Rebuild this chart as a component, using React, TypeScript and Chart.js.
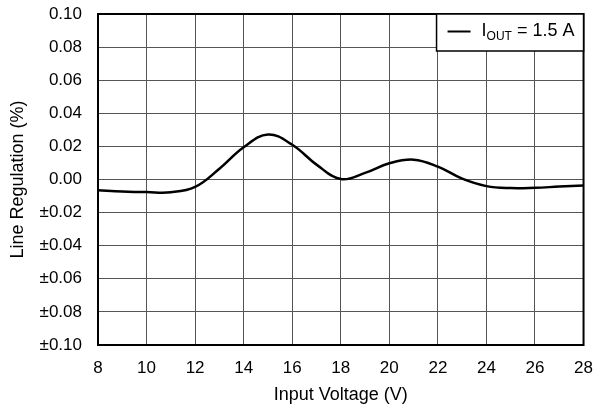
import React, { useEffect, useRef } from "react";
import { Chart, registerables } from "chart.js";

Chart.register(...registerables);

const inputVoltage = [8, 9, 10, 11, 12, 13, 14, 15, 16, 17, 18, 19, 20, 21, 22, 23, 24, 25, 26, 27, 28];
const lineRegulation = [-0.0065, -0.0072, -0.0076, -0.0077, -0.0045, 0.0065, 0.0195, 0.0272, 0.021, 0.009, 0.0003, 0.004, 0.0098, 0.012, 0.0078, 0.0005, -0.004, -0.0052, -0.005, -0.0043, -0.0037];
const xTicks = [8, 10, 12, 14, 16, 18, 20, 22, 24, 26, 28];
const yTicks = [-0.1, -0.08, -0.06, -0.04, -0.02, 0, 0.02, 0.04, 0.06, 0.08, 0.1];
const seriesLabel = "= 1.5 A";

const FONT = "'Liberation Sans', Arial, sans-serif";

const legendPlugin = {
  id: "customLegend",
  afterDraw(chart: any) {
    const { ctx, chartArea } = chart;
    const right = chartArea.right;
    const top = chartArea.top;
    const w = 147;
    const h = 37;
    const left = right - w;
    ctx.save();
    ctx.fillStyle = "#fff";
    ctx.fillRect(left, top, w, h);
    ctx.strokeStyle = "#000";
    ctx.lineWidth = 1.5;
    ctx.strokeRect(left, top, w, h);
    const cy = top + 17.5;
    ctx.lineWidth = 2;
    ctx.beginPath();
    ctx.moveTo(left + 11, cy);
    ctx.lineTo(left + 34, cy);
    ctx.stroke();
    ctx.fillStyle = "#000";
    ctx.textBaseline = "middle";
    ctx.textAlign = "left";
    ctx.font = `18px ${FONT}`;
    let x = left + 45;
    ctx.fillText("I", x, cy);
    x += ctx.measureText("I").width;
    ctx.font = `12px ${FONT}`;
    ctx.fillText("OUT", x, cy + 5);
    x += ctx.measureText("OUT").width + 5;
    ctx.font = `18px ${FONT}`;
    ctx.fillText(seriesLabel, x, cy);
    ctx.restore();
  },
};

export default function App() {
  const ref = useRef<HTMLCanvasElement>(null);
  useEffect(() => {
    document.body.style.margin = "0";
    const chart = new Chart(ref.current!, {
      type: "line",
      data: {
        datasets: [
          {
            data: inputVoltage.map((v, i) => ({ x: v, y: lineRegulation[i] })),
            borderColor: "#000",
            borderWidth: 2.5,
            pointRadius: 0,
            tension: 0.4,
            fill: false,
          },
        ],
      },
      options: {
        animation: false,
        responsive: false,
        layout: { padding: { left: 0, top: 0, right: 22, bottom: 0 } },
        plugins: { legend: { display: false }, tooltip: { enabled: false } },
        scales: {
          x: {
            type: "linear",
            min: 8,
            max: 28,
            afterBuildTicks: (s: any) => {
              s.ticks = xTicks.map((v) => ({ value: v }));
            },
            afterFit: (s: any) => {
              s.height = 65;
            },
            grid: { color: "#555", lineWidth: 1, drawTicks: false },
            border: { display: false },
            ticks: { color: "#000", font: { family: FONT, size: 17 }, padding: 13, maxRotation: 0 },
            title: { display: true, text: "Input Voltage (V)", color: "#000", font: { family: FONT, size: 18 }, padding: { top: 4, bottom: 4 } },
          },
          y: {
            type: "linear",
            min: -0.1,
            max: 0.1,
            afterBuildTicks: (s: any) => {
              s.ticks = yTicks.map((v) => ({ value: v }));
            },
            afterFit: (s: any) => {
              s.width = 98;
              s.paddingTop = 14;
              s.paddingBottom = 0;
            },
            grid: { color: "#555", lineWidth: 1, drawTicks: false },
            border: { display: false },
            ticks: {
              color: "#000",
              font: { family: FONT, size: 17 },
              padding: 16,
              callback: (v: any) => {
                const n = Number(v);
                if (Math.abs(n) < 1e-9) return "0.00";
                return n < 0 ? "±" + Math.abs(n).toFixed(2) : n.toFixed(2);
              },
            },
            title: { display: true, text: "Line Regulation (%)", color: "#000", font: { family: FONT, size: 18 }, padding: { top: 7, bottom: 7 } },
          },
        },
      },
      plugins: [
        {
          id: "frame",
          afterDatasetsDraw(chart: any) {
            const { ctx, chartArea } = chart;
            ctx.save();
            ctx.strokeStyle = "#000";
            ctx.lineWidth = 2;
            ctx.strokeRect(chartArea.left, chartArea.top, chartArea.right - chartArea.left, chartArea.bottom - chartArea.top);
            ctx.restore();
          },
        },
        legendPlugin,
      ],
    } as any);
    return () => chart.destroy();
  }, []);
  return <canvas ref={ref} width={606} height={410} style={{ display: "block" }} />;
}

* * * *

• [YOUR INSTRUCTIONS] Copy each line above precisely, dropping the pictures.

• [ANSWER TO THE PROBLEM]
Rebuild this chart as a component, using React, TypeScript and Chart.js.
import React, { useEffect, useRef } from "react";
import { Chart, registerables } from "chart.js";

Chart.register(...registerables);

const inputVoltage = [8, 9, 10, 11, 12, 13, 14, 15, 16, 17, 18, 19, 20, 21, 22, 23, 24, 25, 26, 27, 28];
const lineRegulation = [-0.0065, -0.0072, -0.0076, -0.0077, -0.0045, 0.0065, 0.0195, 0.0272, 0.021, 0.009, 0.0003, 0.004, 0.0098, 0.012, 0.0078, 0.0005, -0.004, -0.0052, -0.005, -0.0043, -0.0037];
const xTicks = [8, 10, 12, 14, 16, 18, 20, 22, 24, 26, 28];
const yTicks = [-0.1, -0.08, -0.06, -0.04, -0.02, 0, 0.02, 0.04, 0.06, 0.08, 0.1];
const seriesLabel = "= 1.5 A";

const FONT = "'Liberation Sans', Arial, sans-serif";

const legendPlugin = {
  id: "customLegend",
  afterDraw(chart: any) {
    const { ctx, chartArea } = chart;
    const right = chartArea.right;
    const top = chartArea.top;
    const w = 147;
    const h = 37;
    const left = right - w;
    ctx.save();
    ctx.fillStyle = "#fff";
    ctx.fillRect(left, top, w, h);
    ctx.strokeStyle = "#000";
    ctx.lineWidth = 1.5;
    ctx.strokeRect(left, top, w, h);
    const cy = top + 17.5;
    ctx.lineWidth = 2;
    ctx.beginPath();
    ctx.moveTo(left + 11, cy);
    ctx.lineTo(left + 34, cy);
    ctx.stroke();
    ctx.fillStyle = "#000";
    ctx.textBaseline = "middle";
    ctx.textAlign = "left";
    ctx.font = `18px ${FONT}`;
    let x = left + 45;
    ctx.fillText("I", x, cy);
    x += ctx.measureText("I").width;
    ctx.font = `12px ${FONT}`;
    ctx.fillText("OUT", x, cy + 5);
    x += ctx.measureText("OUT").width + 5;
    ctx.font = `18px ${FONT}`;
    ctx.fillText(seriesLabel, x, cy);
    ctx.restore();
  },
};

export default function App() {
  const ref = useRef<HTMLCanvasElement>(null);
  useEffect(() => {
    document.body.style.margin = "0";
    const chart = new Chart(ref.current!, {
      type: "line",
      data: {
        datasets: [
          {
            data: inputVoltage.map((v, i) => ({ x: v, y: lineRegulation[i] })),
            borderColor: "#000",
            borderWidth: 2.5,
            pointRadius: 0,
            tension: 0.4,
            fill: false,
          },
        ],
      },
      options: {
        animation: false,
        responsive: false,
        layout: { padding: { left: 0, top: 0, right: 22, bottom: 0 } },
        plugins: { legend: { display: false }, tooltip: { enabled: false } },
        scales: {
          x: {
            type: "linear",
            min: 8,
            max: 28,
            afterBuildTicks: (s: any) => {
              s.ticks = xTicks.map((v) => ({ value: v }));
            },
            afterFit: (s: any) => {
              s.height = 65;
            },
            grid: { color: "#555", lineWidth: 1, drawTicks: false },
            border: { display: false },
            ticks: { color: "#000", font: { family: FONT, size: 17 }, padding: 13, maxRotation: 0 },
            title: { display: true, text: "Input Voltage (V)", color: "#000", font: { family: FONT, size: 18 }, padding: { top: 4, bottom: 4 } },
          },
          y: {
            type: "linear",
            min: -0.1,
            max: 0.1,
            afterBuildTicks: (s: any) => {
              s.ticks = yTicks.map((v) => ({ value: v }));
            },
            afterFit: (s: any) => {
              s.width = 98;
              s.paddingTop = 14;
              s.paddingBottom = 0;
            },
            grid: { color: "#555", lineWidth: 1, drawTicks: false },
            border: { display: false },
            ticks: {
              color: "#000",
              font: { family: FONT, size: 17 },
              padding: 16,
              callback: (v: any) => {
                const n = Number(v);
                if (Math.abs(n) < 1e-9) return "0.00";
                return n < 0 ? "±" + Math.abs(n).toFixed(2) : n.toFixed(2);
              },
            },
            title: { display: true, text: "Line Regulation (%)", color: "#000", font: { family: FONT, size: 18 }, padding: { top: 7, bottom: 7 } },
          },
        },
      },
      plugins: [
        {
          id: "frame",
          afterDatasetsDraw(chart: any) {
            const { ctx, chartArea } = chart;
            ctx.save();
            ctx.strokeStyle = "#000";
            ctx.lineWidth = 2;
            ctx.strokeRect(chartArea.left, chartArea.top, chartArea.right - chartArea.left, chartArea.bottom - chartArea.top);
            ctx.restore();
          },
        },
        legendPlugin,
      ],
    } as any);
    return () => chart.destroy();
  }, []);
  return <canvas ref={ref} width={606} height={410} style={{ display: "block" }} />;
}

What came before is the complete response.